Exercise aim: Please retype the records below exactly, from the first line through the line containing "import plotly.graph_objects as go", and leave out any pictures.

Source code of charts
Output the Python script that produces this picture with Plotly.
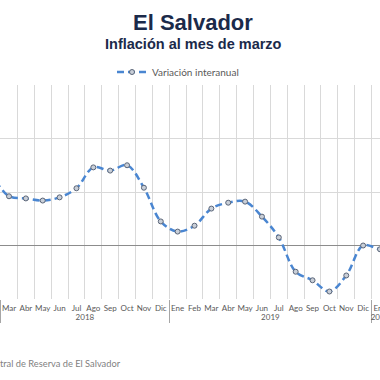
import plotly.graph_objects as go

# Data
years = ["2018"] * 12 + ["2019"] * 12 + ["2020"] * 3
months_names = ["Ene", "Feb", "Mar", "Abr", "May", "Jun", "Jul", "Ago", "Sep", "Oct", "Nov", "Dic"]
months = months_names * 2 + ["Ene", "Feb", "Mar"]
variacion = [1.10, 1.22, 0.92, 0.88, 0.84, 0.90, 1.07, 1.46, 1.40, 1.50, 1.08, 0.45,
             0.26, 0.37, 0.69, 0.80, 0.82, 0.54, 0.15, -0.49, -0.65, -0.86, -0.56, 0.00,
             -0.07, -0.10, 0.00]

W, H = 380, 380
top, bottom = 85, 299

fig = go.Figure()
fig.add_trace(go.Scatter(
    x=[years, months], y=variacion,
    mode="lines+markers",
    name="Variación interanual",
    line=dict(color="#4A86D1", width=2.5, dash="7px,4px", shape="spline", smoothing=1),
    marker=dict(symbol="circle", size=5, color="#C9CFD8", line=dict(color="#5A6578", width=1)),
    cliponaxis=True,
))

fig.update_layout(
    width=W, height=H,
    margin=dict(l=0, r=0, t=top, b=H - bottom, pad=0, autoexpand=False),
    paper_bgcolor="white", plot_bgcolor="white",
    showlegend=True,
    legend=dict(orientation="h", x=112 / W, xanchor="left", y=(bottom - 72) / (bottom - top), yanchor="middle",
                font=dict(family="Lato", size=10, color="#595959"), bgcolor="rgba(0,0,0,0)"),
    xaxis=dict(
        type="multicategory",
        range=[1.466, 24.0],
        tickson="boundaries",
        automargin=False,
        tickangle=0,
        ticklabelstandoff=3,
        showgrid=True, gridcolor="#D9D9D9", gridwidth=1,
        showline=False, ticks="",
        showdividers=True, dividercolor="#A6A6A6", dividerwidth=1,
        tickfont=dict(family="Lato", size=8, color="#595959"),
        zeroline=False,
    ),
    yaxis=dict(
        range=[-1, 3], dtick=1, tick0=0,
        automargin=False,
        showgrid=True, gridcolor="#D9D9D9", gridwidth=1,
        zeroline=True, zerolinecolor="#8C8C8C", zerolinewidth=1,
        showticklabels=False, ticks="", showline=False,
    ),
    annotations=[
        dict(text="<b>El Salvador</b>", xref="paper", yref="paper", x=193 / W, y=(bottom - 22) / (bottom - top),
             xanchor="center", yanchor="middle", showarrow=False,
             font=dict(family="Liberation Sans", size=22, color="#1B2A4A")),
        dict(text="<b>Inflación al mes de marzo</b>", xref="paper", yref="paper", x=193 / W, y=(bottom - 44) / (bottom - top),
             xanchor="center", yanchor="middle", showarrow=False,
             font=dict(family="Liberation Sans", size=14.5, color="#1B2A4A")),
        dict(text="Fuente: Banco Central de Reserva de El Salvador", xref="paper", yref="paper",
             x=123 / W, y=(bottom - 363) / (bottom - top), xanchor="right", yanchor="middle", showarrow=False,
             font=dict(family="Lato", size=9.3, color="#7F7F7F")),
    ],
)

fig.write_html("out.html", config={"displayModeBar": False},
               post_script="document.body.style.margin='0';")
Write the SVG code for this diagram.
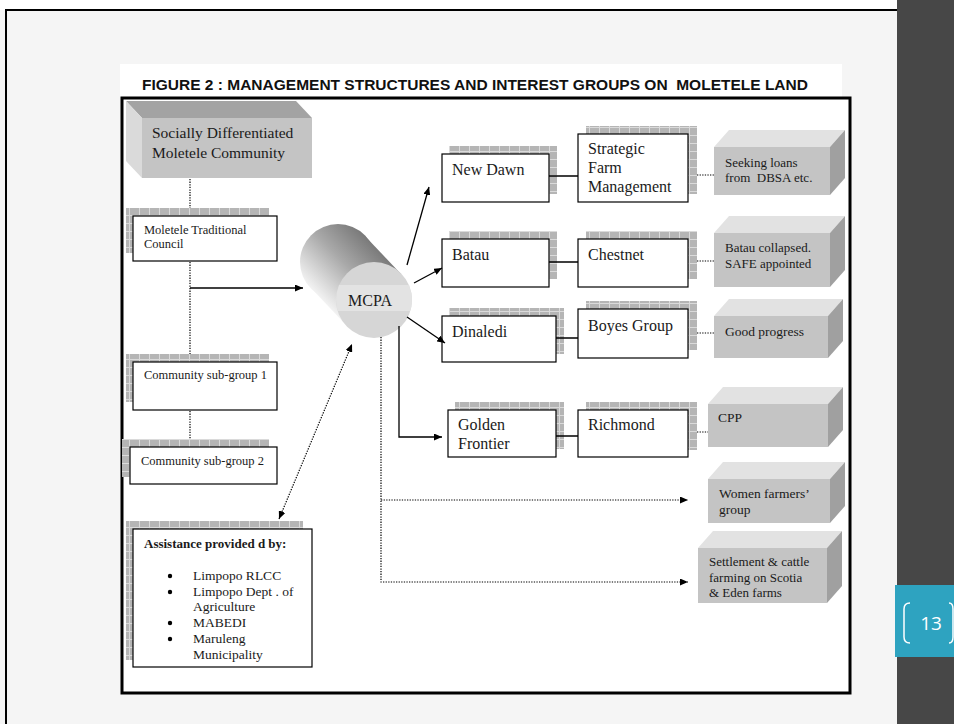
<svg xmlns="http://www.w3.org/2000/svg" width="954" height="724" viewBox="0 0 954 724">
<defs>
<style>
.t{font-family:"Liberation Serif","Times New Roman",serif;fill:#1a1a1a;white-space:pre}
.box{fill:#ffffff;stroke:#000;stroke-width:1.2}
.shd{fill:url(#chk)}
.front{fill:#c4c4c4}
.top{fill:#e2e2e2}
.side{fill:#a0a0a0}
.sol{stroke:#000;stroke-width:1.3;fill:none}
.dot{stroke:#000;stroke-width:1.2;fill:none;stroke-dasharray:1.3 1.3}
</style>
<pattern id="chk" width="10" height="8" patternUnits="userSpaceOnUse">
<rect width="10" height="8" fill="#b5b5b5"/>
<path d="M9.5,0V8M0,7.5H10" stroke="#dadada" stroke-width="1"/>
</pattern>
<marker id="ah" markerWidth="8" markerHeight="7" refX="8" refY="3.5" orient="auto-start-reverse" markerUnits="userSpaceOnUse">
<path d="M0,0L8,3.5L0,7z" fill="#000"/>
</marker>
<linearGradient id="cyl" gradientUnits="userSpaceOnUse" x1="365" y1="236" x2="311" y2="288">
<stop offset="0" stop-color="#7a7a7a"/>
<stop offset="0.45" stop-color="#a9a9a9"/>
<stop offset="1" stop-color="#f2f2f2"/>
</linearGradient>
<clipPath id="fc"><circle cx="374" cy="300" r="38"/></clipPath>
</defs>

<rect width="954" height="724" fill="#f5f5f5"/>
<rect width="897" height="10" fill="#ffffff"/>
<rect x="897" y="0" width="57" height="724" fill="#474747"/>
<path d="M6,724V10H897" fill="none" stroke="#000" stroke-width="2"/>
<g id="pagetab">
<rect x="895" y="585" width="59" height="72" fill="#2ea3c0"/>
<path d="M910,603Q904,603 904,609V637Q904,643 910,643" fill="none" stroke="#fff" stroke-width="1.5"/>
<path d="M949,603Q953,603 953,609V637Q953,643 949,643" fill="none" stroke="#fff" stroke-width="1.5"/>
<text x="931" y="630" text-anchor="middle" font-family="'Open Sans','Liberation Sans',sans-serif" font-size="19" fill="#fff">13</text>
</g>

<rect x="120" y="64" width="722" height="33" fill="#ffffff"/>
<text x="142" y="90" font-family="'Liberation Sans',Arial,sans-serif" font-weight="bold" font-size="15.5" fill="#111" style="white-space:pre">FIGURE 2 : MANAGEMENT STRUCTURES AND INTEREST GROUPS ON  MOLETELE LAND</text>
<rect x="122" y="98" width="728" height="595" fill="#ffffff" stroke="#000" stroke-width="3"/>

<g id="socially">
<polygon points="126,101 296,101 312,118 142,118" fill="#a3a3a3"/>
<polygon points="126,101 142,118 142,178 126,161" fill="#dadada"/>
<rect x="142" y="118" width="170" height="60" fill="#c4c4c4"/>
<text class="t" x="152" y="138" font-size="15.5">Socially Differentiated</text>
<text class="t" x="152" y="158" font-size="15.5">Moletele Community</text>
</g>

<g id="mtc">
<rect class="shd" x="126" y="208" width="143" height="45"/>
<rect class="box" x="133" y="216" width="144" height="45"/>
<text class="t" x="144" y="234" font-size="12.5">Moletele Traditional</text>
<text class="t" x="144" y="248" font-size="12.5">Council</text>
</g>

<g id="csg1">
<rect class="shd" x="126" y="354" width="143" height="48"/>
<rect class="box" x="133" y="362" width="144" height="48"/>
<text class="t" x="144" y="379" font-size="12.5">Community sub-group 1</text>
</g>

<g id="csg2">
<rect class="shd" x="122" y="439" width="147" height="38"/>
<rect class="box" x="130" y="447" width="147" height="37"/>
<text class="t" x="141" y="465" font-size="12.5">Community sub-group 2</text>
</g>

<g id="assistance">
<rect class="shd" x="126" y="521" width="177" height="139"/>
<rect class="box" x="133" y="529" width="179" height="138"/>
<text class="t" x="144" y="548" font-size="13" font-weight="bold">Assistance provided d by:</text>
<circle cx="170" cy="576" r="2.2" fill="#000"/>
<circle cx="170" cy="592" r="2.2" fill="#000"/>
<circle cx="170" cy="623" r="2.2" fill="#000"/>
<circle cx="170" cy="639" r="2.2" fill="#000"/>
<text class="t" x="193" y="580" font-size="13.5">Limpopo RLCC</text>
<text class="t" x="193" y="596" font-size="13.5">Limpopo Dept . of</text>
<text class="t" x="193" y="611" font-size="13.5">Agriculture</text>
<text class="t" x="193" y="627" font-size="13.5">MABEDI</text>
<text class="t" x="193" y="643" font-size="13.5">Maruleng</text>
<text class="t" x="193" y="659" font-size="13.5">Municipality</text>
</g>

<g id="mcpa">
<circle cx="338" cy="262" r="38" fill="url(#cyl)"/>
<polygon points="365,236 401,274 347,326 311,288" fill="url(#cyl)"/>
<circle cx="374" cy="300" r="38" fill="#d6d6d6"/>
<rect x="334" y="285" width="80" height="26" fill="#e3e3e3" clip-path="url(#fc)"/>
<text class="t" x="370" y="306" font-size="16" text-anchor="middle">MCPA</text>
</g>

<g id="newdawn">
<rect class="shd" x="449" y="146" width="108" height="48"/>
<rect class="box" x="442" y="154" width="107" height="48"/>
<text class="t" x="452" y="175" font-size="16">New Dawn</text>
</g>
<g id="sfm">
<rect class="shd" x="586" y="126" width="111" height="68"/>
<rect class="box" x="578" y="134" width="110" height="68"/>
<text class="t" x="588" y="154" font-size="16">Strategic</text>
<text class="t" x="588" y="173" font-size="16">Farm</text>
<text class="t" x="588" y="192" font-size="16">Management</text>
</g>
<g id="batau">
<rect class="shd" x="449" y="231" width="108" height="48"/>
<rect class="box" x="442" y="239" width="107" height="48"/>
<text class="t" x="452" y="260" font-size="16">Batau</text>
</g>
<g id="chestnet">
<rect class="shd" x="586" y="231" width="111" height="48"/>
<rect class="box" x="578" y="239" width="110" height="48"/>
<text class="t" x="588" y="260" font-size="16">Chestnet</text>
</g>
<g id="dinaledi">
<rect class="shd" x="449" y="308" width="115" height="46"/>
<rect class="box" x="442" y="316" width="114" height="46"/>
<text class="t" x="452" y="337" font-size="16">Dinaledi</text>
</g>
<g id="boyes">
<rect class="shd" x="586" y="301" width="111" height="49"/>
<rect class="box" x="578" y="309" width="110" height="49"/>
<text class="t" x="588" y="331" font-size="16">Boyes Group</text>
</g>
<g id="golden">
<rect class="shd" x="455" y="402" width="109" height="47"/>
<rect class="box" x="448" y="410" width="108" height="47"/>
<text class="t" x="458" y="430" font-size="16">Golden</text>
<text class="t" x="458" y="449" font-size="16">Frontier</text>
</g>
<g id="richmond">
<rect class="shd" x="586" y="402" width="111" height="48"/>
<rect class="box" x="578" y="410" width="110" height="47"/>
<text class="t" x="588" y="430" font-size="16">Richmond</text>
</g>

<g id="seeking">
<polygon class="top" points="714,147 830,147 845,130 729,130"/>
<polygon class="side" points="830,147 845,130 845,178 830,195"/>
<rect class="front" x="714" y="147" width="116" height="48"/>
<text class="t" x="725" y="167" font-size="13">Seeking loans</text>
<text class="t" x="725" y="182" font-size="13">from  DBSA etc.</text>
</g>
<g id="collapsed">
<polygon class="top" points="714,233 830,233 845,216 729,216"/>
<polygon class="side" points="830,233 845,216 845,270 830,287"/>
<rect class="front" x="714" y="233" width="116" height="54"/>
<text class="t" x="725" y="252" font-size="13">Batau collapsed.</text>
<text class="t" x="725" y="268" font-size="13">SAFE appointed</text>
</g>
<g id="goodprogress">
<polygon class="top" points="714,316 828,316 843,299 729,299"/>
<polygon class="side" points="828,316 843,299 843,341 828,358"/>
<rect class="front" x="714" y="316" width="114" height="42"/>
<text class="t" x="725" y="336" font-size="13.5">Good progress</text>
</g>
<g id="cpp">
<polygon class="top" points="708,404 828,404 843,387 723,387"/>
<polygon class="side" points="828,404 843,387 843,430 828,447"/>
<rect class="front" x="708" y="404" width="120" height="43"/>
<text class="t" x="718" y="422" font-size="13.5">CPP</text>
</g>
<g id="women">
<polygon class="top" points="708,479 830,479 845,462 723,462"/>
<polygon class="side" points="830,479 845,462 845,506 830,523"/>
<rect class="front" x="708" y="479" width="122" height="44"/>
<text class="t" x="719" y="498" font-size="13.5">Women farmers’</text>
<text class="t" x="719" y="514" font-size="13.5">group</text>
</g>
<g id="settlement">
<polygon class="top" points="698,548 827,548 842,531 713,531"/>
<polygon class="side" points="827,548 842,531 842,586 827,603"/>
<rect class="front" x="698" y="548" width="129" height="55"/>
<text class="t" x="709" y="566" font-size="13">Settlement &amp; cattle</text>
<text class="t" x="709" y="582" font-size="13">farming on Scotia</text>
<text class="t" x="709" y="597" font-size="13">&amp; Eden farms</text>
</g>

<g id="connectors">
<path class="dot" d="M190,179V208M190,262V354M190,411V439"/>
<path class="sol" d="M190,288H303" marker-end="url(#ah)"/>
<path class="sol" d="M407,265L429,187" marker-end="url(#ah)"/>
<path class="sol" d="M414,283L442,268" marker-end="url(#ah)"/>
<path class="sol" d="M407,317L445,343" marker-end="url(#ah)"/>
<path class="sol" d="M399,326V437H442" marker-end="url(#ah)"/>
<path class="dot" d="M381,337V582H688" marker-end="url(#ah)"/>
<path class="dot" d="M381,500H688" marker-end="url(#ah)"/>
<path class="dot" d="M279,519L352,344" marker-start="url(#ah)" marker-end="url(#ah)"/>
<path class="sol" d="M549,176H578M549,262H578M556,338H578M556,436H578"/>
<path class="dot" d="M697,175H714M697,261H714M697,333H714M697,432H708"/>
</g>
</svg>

The response:
Output the Python script that produces this picture with Plotly.
import plotly.graph_objects as go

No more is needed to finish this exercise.